Starting with the working title My Bloody Wedding, Chadha and Berges created the character of Roopi, a young British Indian woman, and Mrs Sethi, her meddling mother. “Really it's an Ealing comedy about an Indian mum who lives with her daughter. The daughter is a little bit overweight, not exactly beautiful and has a broken engagement behind her,” explained Chadha. “People in the community have been really mean about this girl and the mother has had enough. So she devises all kinds of ways of killing people off, using Indian cooking methods. And of course, being Indian, we believe in reincarnation. The people she kills come back as spirits and these spirits can't work out why they've not been reincarnated.”

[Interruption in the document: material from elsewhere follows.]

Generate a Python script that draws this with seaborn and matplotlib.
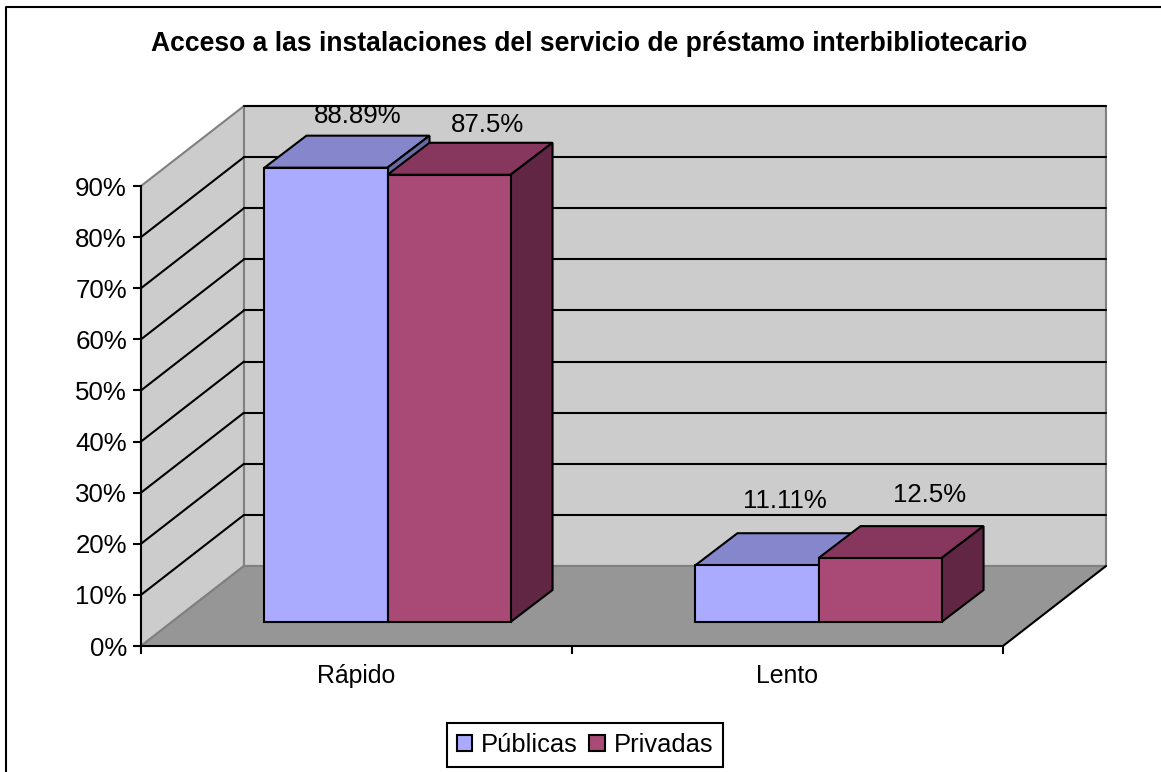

Goldy Notay gained weight to play the role of Roopi, which she then promptly had to shed for her part in Sex and the City 2.

===Funding===
It's a Wonderful Afterlife was co-produced by the AIM-listed The Indian Film Company (TIFC) and Bend It Films in association with Viacom 18 Motion Pictures. HanWay Films is handling worldwide sales and distribution, and pitched the film as My Big Fat Greek Wedding meets Shaun of the Dead. Icon Film Distribution is the UK distributor.

===Filming===
Principal photography began in London on 28 March 2009. Most of the filming took place in Southall in London and at Ealing Studios. Chadha and Berges took inspiration for the horror elements from Ridley Scott's sci-fi classic Aliens, Brian De Palma’s adaptation of Stephen King's Carrie, and John Landis’ 1981 horror classic An American Werewolf in London. Several scenes required SFX to create the effect of ghosts and supernatural phenomena.

==Music and sound==

The soundtrack features a mix of licensed tracks, remixed tracks and original compositions, including mainstream music such as disco and hip-hop with the Desi dhol and Bhangra. It includes songs by popular British-Asian and Bhangra artists such as Panjabi MC and Taz of Stereo Nation. It has 14 tracks in total, including Rahat Fateh Ali Khan, Neeraj Shridhar of Bombay Vikings, a makeover of a disco track by the Bee Gees, "Stayin Alive", re-composed by noted British-Asian DJ and music producer Bally Sagoo. Bally developed the track "Staying Alive Desified" by fusing traditional Bhangra beats with a performance from the Bee Gees tribute band Stayin' Alive UK. In a nod to the film's title, "Wonderful Life" by the British band Black features in its original form on the soundtrack. Promotional music videos feat. Stereo nation are choreographed by Rohit Chawla.

Track listing
| No. | Title | Artist | Length |
|---|---|---|---|
| 1. | "Punjabi Soldiers A Team Theme" | Punjabi MC | 3:32 |
| 2. | "Bhangra Chic / Bhangra Rap" | Kidd Skilly | 3:05 |
| 3. | "So Real So Right" | San-j Sanj featuring Natty A | 4:01 |
| 4. | "Larl Larl Buleeya" | Taz with Stereo Nation featuring Mumzy | 3:35 |
| 5. | "Do the Nach" | Chillitown featuring 10shott | 3:11 |
| 6. | "Wonderful Life" | Colin Vearncombe/Performed by Black | 5:46 |
| 7. | "Disco Bhangra" | Bally Sagoo Featuring Niraj Shridhar | 3:27 |
| 8. | "Crazee" | Taz with Stereo Nation | 3:42 |
| 9. | "Nikkiye (Madhanian)" | Parminder Chadha | 2:20 |
| 10. | "Ghum Suhm" | Sukshinder Shinda and Rahet Fateh Ali Khan | 3:22 |
| 11. | "Stayin Alive Desified" | Bally Sagoo and Stayin' Alive UK | 4:39 |
| 12. | "Stayin Alive" | Bee Gees | 3:24 |
| 13. | "It's Love" | Mica Paris, Andrew Griffiths, Syrona Marie and Bally Sagoo, Gurinder Chadha & Paul Mayeda Berges | 4:16 |
| 14. | "Ghosts of Ealing" | Craig Pruess and Bally Sagoo | 3:09 |

==Reception==
The film received overwhelmingly negative reviews, with The Scotsman calling it an "exceptionally lazy effort, which, like the similarly weak Bride and Prejudice, is more of a pun in search of a story than an actual fully-fledged idea". The Radio Times suggested, "The gags are brash, the plot is messy and there's an element of mild horror (culminating in a send-up of Carrie) that feels totally random." It was described as "the worst British film of the year" by The Express. Noyon Jyoti Parasara of AOL India stated "Every filmmaker has their bad days. And after watching It's a Wonderful Afterlife I am confident that Gurinder Chadha is in one of hers."